Same-sex couples still represent a small portion of all couples nationwide. There are approximately 390,000 married same-sex couples in the country and 600,000 domestic partnership couples out of a total of more than 56 million married couples living in the U.S., according to the latest Gallup survey data. However, the number of same-sex couples is steadily increasing, as is its portion of the 8 percent of small businesses co-owned by spouses, identified by the Ewing Marion Kauffman Foundation, which focuses on entrepreneurship.
Like straight couples, same-sex couples say surviving as work and life partners requires learning when to cut off business conversation, scheduling getaways and keeping a sense of mutual respect. They also understand that stresses at home or work easily can undermine the relationship. The key becomes not allowing issues to fester, explains John Tamayo, who co-owns MacCity on Miami Beach with his spouse, Alvaro. John says that when work or personal issues pop up at inappropriate times, rather than try to set boundaries, he and Alvaro dispense with them quickly. “As soon as we have a free moment, we sit down and talk because we don’t have that time to ourselves like most couples do to get over it. Our communication has become better and swifter.”

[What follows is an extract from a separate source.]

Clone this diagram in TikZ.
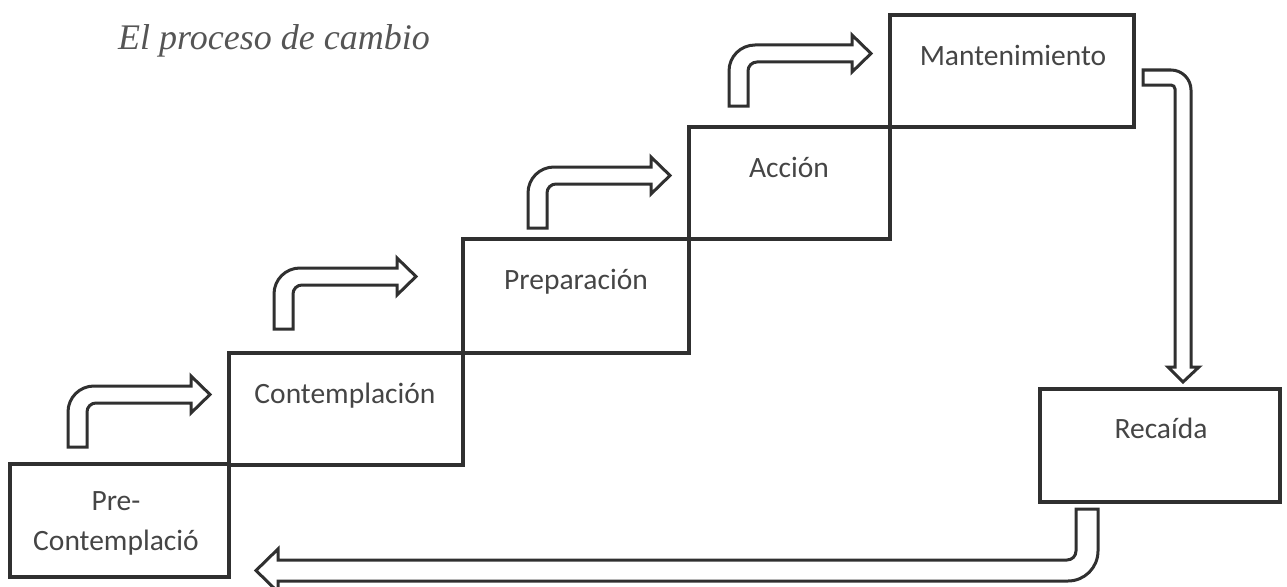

Some couples say being in business together allows them to become closer and spend time together when they otherwise would spend 10-hour work days apart. Jorge Garcia co-owns Sunset Cobbler, a leather repair and restoration shop in South Miami, with his partner, Javier Acosta. The couple has run the shop together for 36 years. Garcia says spending long work days with his partner and building communication in the workplace has helped their relationship. “We love what we do and it’s a small shop, so we are interacting all day long,” Garcia says. “Our customers see the love and respect between us. I think that is important to success as partners, no matter what type of couple you are.”